Tutorial Assignment 5: More MPI
Due: Tuesday, March 7, 2006 at 9:00 AM

The majority of this week's readings are from the textbook. Please read Quinn Chapters 5, 6 and 8. These chapters use three major examples of parallel algorithms to demonstrate program design and implementation using the MPI model. For next week's tutorial meetings, I would like each of you to come with a list of the most important ideas covered in each chapter, and of course any questions you have about the readings.

There are also a few matrix-matrix multiplication examples that I would like you to look at.

#### Distributed Data Structures

The MPI version of Conway's Game of Life used a distributed data structure. Each process maintains its own subset of the computational domain, in this case just a number of rows of the grid. Other processes do not know about the data on a given process. Only that data that is needed to compute the next generation, a one-cell overlap, is exchanged between iterations.

The "slice by slice" method of distributing the grid was chosen only for its simplicity of implementation, both in the determination of what processes are given what rows, and the straightforward communication patterns that can be used to exchange boundary data. We could partition in more complicated patterns, but there would be extra work involved.

##### Matrix-Matrix Multiplication

The possiblities for the matrix-matrix multiply are numerous. Now the absolute easiest way to do it would be to distribute the matrix A by rows, have B replicated everywhere, and then have C by rows. If we distributed our matrices this way in the first place, everything is simple:

See: /usr/cs-local/share/cs338/examples/matmult_mpi_toosimple

This program has very little MPI communication - this is by design, as we distributed our matrices so that each process would have exactly what it needs.

Unfortunately, this is not likely to be especially useful. More likely, we will want all three matrices distributed the same way.

To make the situation more realistic, but still straightforward, let's assume that our initial matrices A and B are distributed by rows, in the same fashion as the Life simulator. Further, the result matrix C is also to be distributed by rows.

The process that owns each row will do the computation for that row.

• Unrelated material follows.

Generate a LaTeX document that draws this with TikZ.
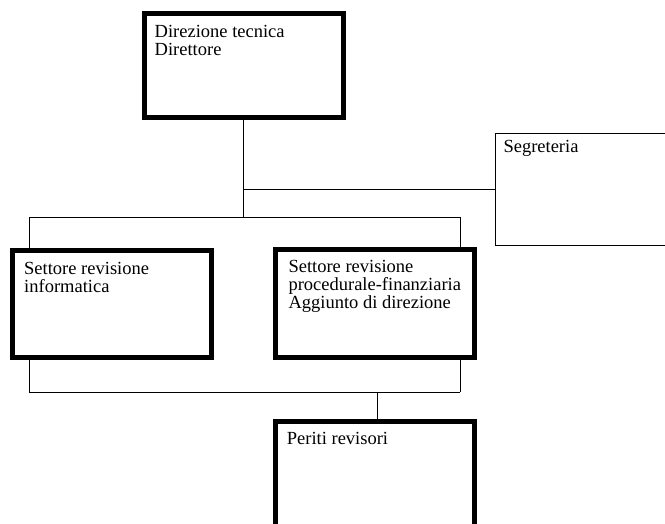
\documentclass[tikz,border=0pt]{standalone}
\usepackage{fontspec}
\setmainfont{Liberation Serif}
\usetikzlibrary{positioning, calc}
\newcommand{\drawc}{\draw[line width=0.9pt]}
\newcommand{\testo}{\fontsize{18.5}{17.8}\selectfont}

\begin{document}
\begin{tikzpicture}[x=1pt, y=-1pt,
  blocco/.style={draw, line width=5pt, minimum width=199pt, minimum height=107pt, inner sep=0pt, outer sep=0pt},
  bloccosottile/.style={draw, line width=1pt, minimum width=180pt, minimum height=112pt, inner sep=0pt, outer sep=0pt},
  scritta/.style={anchor=north west, inner sep=0pt, align=left, font=\testo}]
\clip (0,0) rectangle (665,524); %Taglio della pagina

%Direzione tecnica
\node[blocco, minimum height=104pt] (dir) at (243.5,66) {};
\node[scritta] (dir-t) at ([shift={(10.5,11)}]dir.north west) {Direzione tecnica\\Direttore};

%Segreteria
\node[bloccosottile] (seg) at (585,189.2) {};
\node[scritta] (seg-t) at ([shift={(8.3,7.3)}]seg.north west) {Segreteria};

%Settori
\node[blocco] (inf) at (112,304.2) {};
\node[scritta] (inf-t) at ([shift={(11.5,11.8)}]inf.north west) {Settore revisione\\informatica};
\node[blocco] (fin) at (375.2,303.5) {};
\node[scritta] (fin-t) at ([shift={(12.6,10.5)}]fin.north west) {Settore revisione\\procedurale-finanziaria\\Aggiunto di direzione};

%Periti revisori
\node[blocco] (per) at (375.3,474.5) {};
\node[scritta] (per-t) at ([shift={(10.9,11.3)}]per.north west) {Periti revisori};

%Punti delle linee
\coordinate (su-sx) at (29,217);
\coordinate (su-dx) at (460,217);
\coordinate (giu-sx) at (29,392.3);
\coordinate (giu-dx) at (460,392.3);
\coordinate (giu-per) at (377.7,392.3);

%Collegamenti in alto
\drawc (dir.south) -- (dir.south |- su-sx);
\drawc (dir.south |- seg.west) -- (seg.west); %Verso segreteria
\drawc (su-sx) -- (su-dx);
\drawc (su-sx) -- (su-sx |- inf.north);
\drawc (su-dx) -- (su-dx |- fin.north);

%Collegamenti in basso
\drawc (giu-sx |- inf.south) -- (giu-sx);
\drawc (giu-dx |- fin.south) -- (giu-dx);
\drawc (giu-sx) -- (giu-dx);
\drawc (giu-per) -- (giu-per |- per.north); %Verso periti
\end{tikzpicture}
\end{document}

What information does each process have locally? What information will it need to request from other processes?

Matrix multiplication is a pretty "dense" operation, and we to send all the columns of B to all processes.

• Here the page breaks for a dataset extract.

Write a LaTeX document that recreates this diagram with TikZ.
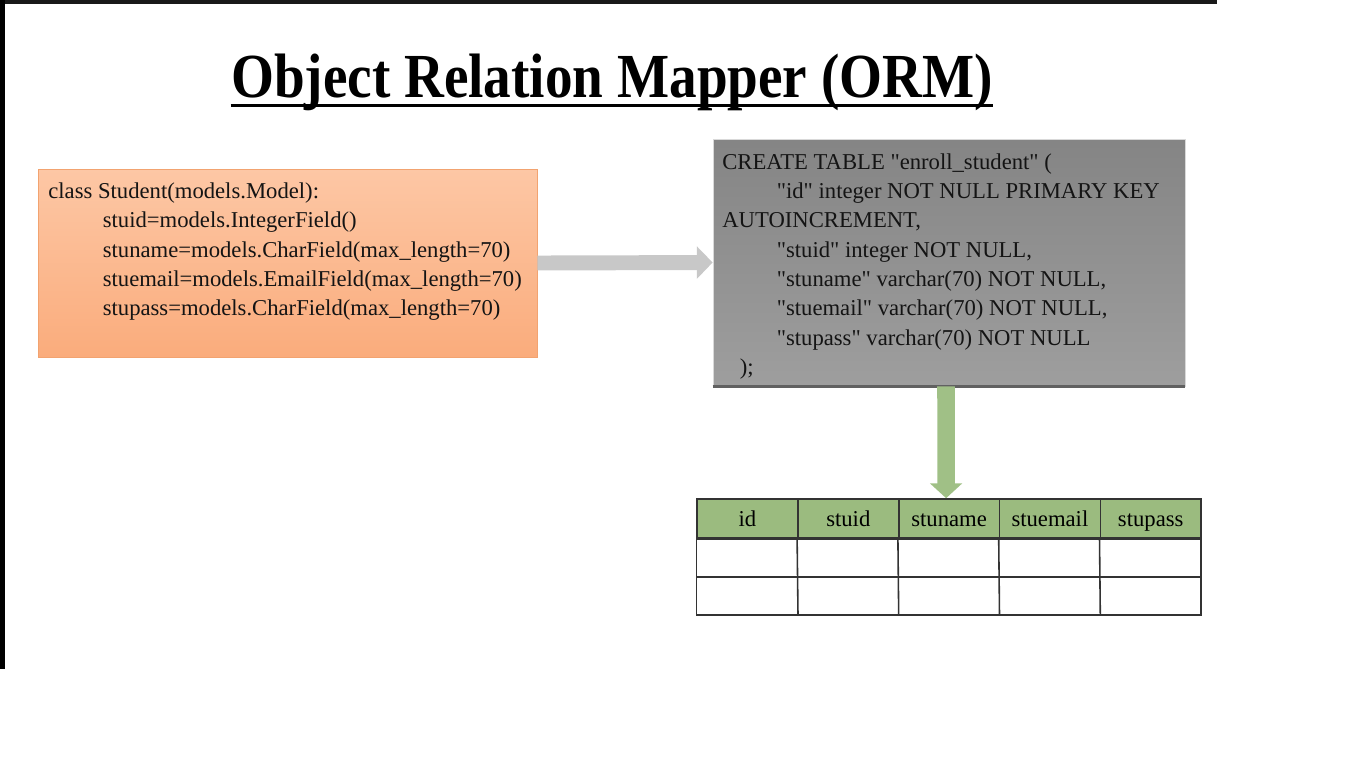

See: /usr/cs-local/share/cs338/examples/matmult_mpi_simple

Note that we only initialize rows of B on one process, but since it's all needed on every process, we need to broadcast those rows.

Can we do better? Can we get away without storing all of B on each process? We know we need to send it, but we we do all the computation that needs each row before continuing on to the next?

See: /usr/cs-local/share/cs338/examples/matmult_mpi_better

Yes, all we had to do was rearrange the loops that do the actual computation of the entries of C. We can broadcast each row, use it for everything it needs to be used for, then we move on. We save memory!

Even though we do the exact same amount of communication, our memory usage per process goes from O(n2) to O((n2)/(p)).

Next week, we will look at more complicated examples of distributed data structures and methods for determining the domain decomposition of those structures.

You may work alone or in pairs again on this week's programs. Any changes from last week's groups must be confirmed by an e-mail to me no later than Friday, March 3.

There are several files to turn in for this assignment. They should all be included in a file named tut05.tar that you submit using the turnin utility. Please use the filenames specified and be sure to include your name (and your partner's name, if you are working in a group) in each file.

1. Modify one of the matrix-matrix multiply examples that uses MPI for communication so that all three matrices exist only on the master process at the start and finish of the computation. Use MPI functions to distribute the entries of A and B, as needed, to the processes (include the master in the computation), do the multiplication, then use MPI functions to gather the result C back to the master.